Les autorités avaient décidé d’interdire l’accès du tribunal aux observateurs et à la presse internationale, laissant des journalistes locaux triés sur le volet couvrir les audiences. Un scénario similaire se profile pour le procès de vingt Égyptiens et dix Émiratis accusés d’entretenir des liens avec les Frères musulmans et d’avoir tenté de renverser le régime, un procès qui s’est ouvert en novembre 2013. Il est fort à parier que Twitter sera examiné à la loupe, et que les autorités n’hésiteront pas à sanctionner lourdement les individus osant braver l’omerta. L’Arabie saoudite, qui figure sur la liste des pays « ennemis d’Internet » de RSF, n’est pas en reste. Le royaume applique une censure implacable à ses propres médias et à Internet, multipliant les condamnations de netcitoyens.

En 2013, les censeurs sont particulièrement attentifs aux revendications en faveur du droit pour les femmes à conduire, un sujet très populaire sur le Web et qui bénéficie de certains échos dans les médias traditionnels. Ainsi, fin octobre 2013, Tariq al-Moubarak, chroniqueur pour Asharq al-Awsat, a été arrêté pour avoir – entre autres – publié un article dans lequel il critiquait notamment l’interdiction de conduire imposée aux Saoudiennes. Quand il est question de religion, les autorités de Riyad badinent encore moins. Fin juillet 2013, une condamnation à sept ans de prison ferme et six cents coups de fouet est prononcée en première instance contre le fondateur du site Libéraux saoudiens (censuré depuis). Raef Badawi a publié un article sur la Saint-Valentin dénigrant la police religieuse. Lors de l’ouverture de son procès en juin 2012, il a été initialement poursuivi pour « apostasie » (renoncement à la foi), un chef d’inculpation finalement abandonné.

Au Koweït, les autorités opèrent un tour de vis axé sur les deux principaux sujets sensibles : la personne de l’émir et la religion. Deux citoyens-journalistes, Badr al-Rashidi et Ourance al-Rashidi, sont condamnés pour « insulte à l’émir ». Leur grâce, en juillet 2013, reste le fait du prince. Sans réforme de la loi, de telles condamnations peuvent encore tomber. En avril 2013, un projet de loi liberticide est abandonné. Il prévoyait des amendes pouvant aller jusqu’à près de 800 000 euros pour « critique envers l’émir ou le prince héritier » et des peines pouvant aller jusqu’à dix ans d’emprisonnement pour « offense à Dieu, aux prophètes de l’islam, ou encore aux compagnons ou épouses du prophète Mahomet ». À Oman, enfin, la personne du sultan reste l’un des principaux tabous.
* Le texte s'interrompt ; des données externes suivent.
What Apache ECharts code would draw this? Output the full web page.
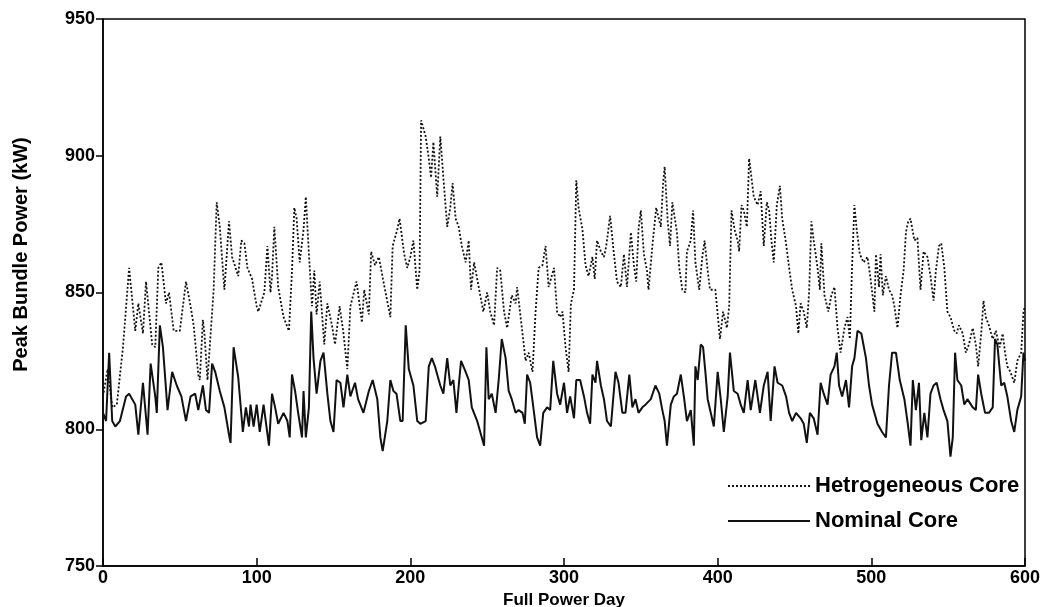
<!DOCTYPE html>
<html>
<head>
<meta charset="utf-8">
<script src="https://cdn.jsdelivr.net/npm/echarts@6/dist/echarts.min.js"></script>
<style>
  html, body { margin: 0; padding: 0; background: #fff; }
  #chart { width: 1053px; height: 607px; }
</style>
</head>
<body>
<div id="chart"></div>
<script>
// [full power day, peak bundle power kW]
var hetCore = [[0,812],[3,822],[6,808],[9,809],[13,830],[17,859],[21,836],[23,846],[26,835],[28,854],[32,831],[34,830],[36,859],[38,861],[41,846],[43,850],[46,836],[50,836],[54,854],[57,845],[59,838],[62,820],[63,818],[65,840],[66,835],[68,818],[72,851],[74,883],[76,874],[79,851],[82,876],[84,863],[88,856],[90,869],[92,868],[94,859],[97,855],[100,845],[101,843],[105,850],[107,867],[109,850],[110,856],[111.5,874],[114,852],[117.5,841],[121,836],[123,858],[124.5,881],[126,877],[128,861],[130.5,873],[132,885],[134,864],[136,845],[137.5,858],[139,842],[141,854],[144,831],[146,846],[149,838],[151,831],[154,845],[156.5,835],[159,822],[161,845],[165,854],[168.5,839],[170,851],[173,842],[174.5,865],[177,860],[179.5,863],[182.5,854],[187,841],[188.5,867],[191.5,873],[193,877],[196,864],[198,859],[200,863],[202,869],[204.5,851],[206,858],[207,913],[210,907],[212,899],[213.5,892],[215,905],[217.5,885],[219.5,907],[221.5,892],[224,874],[226,881],[227.5,890],[229.5,877],[231.5,874],[233.5,867],[236,861],[238,869],[239.5,851],[241.5,861],[244.5,852],[247.5,843],[250,850],[252,843],[254.5,838],[256.5,859],[258.5,858],[261,843],[263,837],[266,849],[268.5,846],[269.5,852],[273,835],[275,825],[277,828],[279.5,821],[281.5,843],[283.5,859],[286,860],[288,867],[290,852],[293.5,859],[295.5,843],[297.5,841],[299,843],[301,830],[303,821],[304.5,846],[306.5,851],[308,891],[309.5,881],[312,873],[314,860],[316,856],[318.5,863],[320,855],[321.5,869],[324,865],[326,863],[327.5,867],[330,878],[332.5,864],[334.5,854],[337,852],[339,864],[341,852],[343.5,872],[345.5,860],[347,854],[348.5,873],[350,880],[352,864],[354,858],[355,851],[357.5,867],[360,881],[363,874],[364.5,890],[365.5,896],[367.5,876],[369,867],[370.5,883],[373.5,872],[375,859],[377,851],[379,850],[380,865],[382.5,869],[384,880],[385.5,861],[388,851],[390,863],[391.5,869],[393.5,858],[395,851],[396.5,851],[398.5,851],[401.5,833],[403.5,843],[406,837],[407.5,845],[409,880],[411,873],[413,869],[414,865],[415.5,882],[417,880],[419,874],[420.5,899],[422,892],[423.5,885],[426,882],[428,887],[430,867],[432,883],[433.5,880],[435,869],[436.5,861],[438.5,882],[440.5,889],[442,877],[444.5,868],[446.5,859],[448.5,851],[451,845],[452.5,835],[454,846],[456,843],[458,837],[459.5,850],[461,876],[462.5,869],[465,859],[466.5,851],[467.5,868],[469.5,849],[472,843],[474,849],[476,852],[478,837],[480,828],[482.5,837],[484.5,841],[486,833],[487.5,860],[489,882],[490.5,873],[492.5,864],[495,861],[497.5,863],[499.5,855],[502,843],[503,864],[505,852],[506,864],[507.5,849],[509.5,856],[511.5,851],[513.5,849],[515,845],[517,837],[519,849],[521,858],[522.5,872],[524,876],[525.5,877],[528,869],[530,870],[532,851],[534,865],[536.5,863],[538.5,856],[540.5,847],[542,858],[544,867],[545.5,868],[547.5,859],[549.5,843],[551.5,841],[554,836],[555.5,835],[557,838],[559.5,835],[561.5,828],[563.5,831],[566,837],[568,831],[569.5,823],[571.5,835],[573,847],[574.5,841],[576.5,838],[579,833],[581,836],[583.5,830],[585.5,835],[587,828],[588.5,823],[590.5,821],[593,817],[595,825],[597.5,828],[599,843],[600,845]];

var nomCore = [[0,806],[2,803],[4,828],[6,803],[8,801],[11,803],[15,812],[17,813],[21,809],[23,798],[26,817],[29,798],[31,824],[34,812],[35,806],[37,838],[39,830],[42,807],[45,821],[48,816],[51,812],[54,803],[57,812],[60,813],[62,807],[65,816],[67,807],[69,806],[71,824],[73,821],[76,814],[79,808],[82,798],[83,795],[85,830],[88,819],[91,799],[93,808],[95,801],[96,809],[98,801],[100,809],[102,799],[104.5,809],[108,794],[110,813],[112,808],[114,802],[117.5,806],[120,803],[121.5,797],[123,820],[125,814],[127,806],[129.5,797],[130.5,814],[132,797],[134,808],[135.5,843],[137,826],[139,813],[141.5,825],[143.5,828],[146,813],[148,803],[150,799],[152,818],[154.5,817],[156.5,808],[159,820],[161,812],[164,817],[166,811],[169.5,806],[173,814],[175.5,818],[178.5,811],[180.5,797],[182,792],[185,803],[187,818],[189,814],[191,813],[193.5,803],[195,803],[197,838],[199,822],[202,816],[204.5,803],[206.5,802],[210,803],[212,823],[214,826],[216,823],[219.5,816],[221.5,813],[224,826],[226,816],[228,818],[230,806],[231.5,816],[233,825],[236,821],[238,818],[240,808],[243.5,803],[246.5,797],[248,794],[249.5,830],[251,811],[253,813],[255.5,806],[257.5,818],[259.5,833],[262,826],[264,814],[266,811],[268.5,806],[270.5,807],[273,806],[274.5,802],[276,820],[278,817],[280.5,806],[282.5,797],[284.5,794],[286.5,806],[289,808],[291,807],[293,825],[295.5,813],[297.5,809],[300,817],[302,806],[304,812],[306.5,804],[308,818],[310.5,818],[313,812],[315,806],[317,802],[318.5,820],[320.5,817],[321.5,825],[324,816],[326,811],[328,803],[330.5,801],[333.5,821],[335.5,817],[338,806],[340,806],[342.5,820],[344.5,808],[346.5,811],[348.5,806],[351,808],[353,809],[356.5,811],[359.5,816],[362,813],[364,807],[365.5,803],[367,794],[369.5,809],[371.5,812],[373.5,813],[376,820],[378,812],[380,803],[382.5,807],[384.5,794],[385.5,823],[387,818],[389,831],[390.5,830],[392,821],[393.5,811],[395.5,806],[397.5,801],[400,821],[402,811],[404,799],[406.5,812],[408,828],[410.5,814],[413,813],[415,809],[417,806],[419.5,818],[421.5,807],[424.5,818],[427.5,806],[430,816],[432.5,821],[434.5,803],[437,823],[439,817],[442,816],[444.5,812],[446.5,806],[448.5,803],[451,806],[454,804],[456,802],[458,795],[460,806],[462.5,804],[465,798],[467,817],[469,813],[471.5,809],[473.5,820],[476,823],[477.5,828],[479,816],[481,812],[483.5,818],[485.5,808],[487.5,823],[489,826],[491,836],[493.5,835],[496.5,826],[498.5,816],[500.5,809],[504,802],[507,799],[509.5,797],[511.5,816],[513.5,828],[516,828],[518.5,818],[521.5,811],[523.5,803],[525.5,794],[527,818],[529,807],[531,817],[532.5,796],[534.5,806],[536.5,797],[538.5,813],[540.5,816],[542.5,817],[545,811],[547,807],[549.5,803],[551.5,790],[553,797],[554.5,828],[556,818],[558.5,816],[560.5,809],[562.5,811],[566,808],[568,807],[569.5,820],[571.5,813],[574,806],[576.5,806],[579,808],[580.5,833],[582,831],[584.5,816],[586.5,817],[588.5,812],[591,803],[593,799],[595,807],[597.5,812],[599,828],[600,825]];

var seriesNames = ['Hetrogeneous Core', 'Nominal Core'];
var dayTicks = [0, 100, 200, 300, 400, 500, 600];
var powerTicks = [750, 800, 850, 900, 950];

var font = 'Liberation Sans, Arial, sans-serif';
var chart = echarts.init(document.getElementById('chart'), null, { renderer: 'canvas' });

var option = {
    backgroundColor: '#fff',
    animation: false,
    grid: {
        left: 103, right: 28, top: 19, bottom: 41,
        outerBoundsMode: 'none',
        show: true, borderColor: '#000', borderWidth: 1.5
    },
    legend: {
        orient: 'vertical',
        left: 722,
        top: 470,
        itemWidth: 82,
        itemHeight: 14,
        itemGap: 13,
        itemStyle: { opacity: 0 },
        textStyle: { fontFamily: font, fontWeight: 'bold', fontSize: 22, color: '#000' },
        data: seriesNames
    },
    xAxis: {
        type: 'value',
        min: dayTicks[0],
        max: dayTicks[dayTicks.length - 1],
        interval: 100,
        name: 'Full Power Day',
        nameLocation: 'middle',
        nameGap: 13,
        nameTextStyle: { fontFamily: font, fontWeight: 'bold', fontSize: 17, color: '#000' },
        axisLine: { lineStyle: { color: '#000', width: 1.5 } },
        axisTick: { inside: true, length: 8, lineStyle: { color: '#000', width: 1.5 } },
        axisLabel: { fontFamily: font, fontWeight: 'bold', fontSize: 18, color: '#000', margin: 3 },
        splitLine: { show: false }
    },
    yAxis: {
        type: 'value',
        min: powerTicks[0],
        max: powerTicks[powerTicks.length - 1],
        interval: 50,
        name: 'Peak Bundle Power (kW)',
        nameLocation: 'middle',
        nameGap: 72,
        nameTextStyle: { fontFamily: font, fontWeight: 'bold', fontSize: 20, color: '#000', padding: [0, 0, 0, 76] },
        axisLine: { lineStyle: { color: '#000', width: 1.5 } },
        axisTick: { length: 7, lineStyle: { color: '#000', width: 1.5 } },
        axisLabel: { fontFamily: font, fontWeight: 'bold', fontSize: 18, color: '#000', margin: 8 },
        splitLine: { show: false }
    },
    series: [
        {
            name: seriesNames[0],
            type: 'line',
            data: hetCore,
            symbol: 'none',
            lineStyle: { color: '#111', width: 1.8, type: [2, 2] },
            itemStyle: { color: '#111' }
        },
        {
            name: seriesNames[1],
            type: 'line',
            data: nomCore,
            symbol: 'none',
            lineStyle: { color: '#111', width: 2 },
            itemStyle: { color: '#111' }
        }
    ]
};
chart.setOption(option);
</script>
</body>
</html>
Quiconque le critique s’expose aux foudres du pouvoir. Certains l’ont payé cher avant d’être parfois graciés.

Le Bahreïn, royaume de la désinformation
Depuis le début du soulèvement populaire en février 2011, les autorités bahreïnies sont passées maîtresses dans l’art de manipuler l’information sur les manifestations et leur répression. Soucieuses de leur image, elles ont su manier habilement des puissances occidentales réticentes à condamner les exactions qui y ont été commises, sachant se contenter des effets d’annonce des dirigeants bahreïnis et de réformes superficielles. Ainsi, Manama a été désignée capitale de la culture arabe en 2012, puis capitale du tourisme arabe en 2013. Dernier coup de maître de ces as de la communication : le Bahreïn accueillera la Cour arabe des droits de l’homme de la Ligue arabe… en dépit du fait que certaines prisons du royaume regorgent de prisonniers de conscience.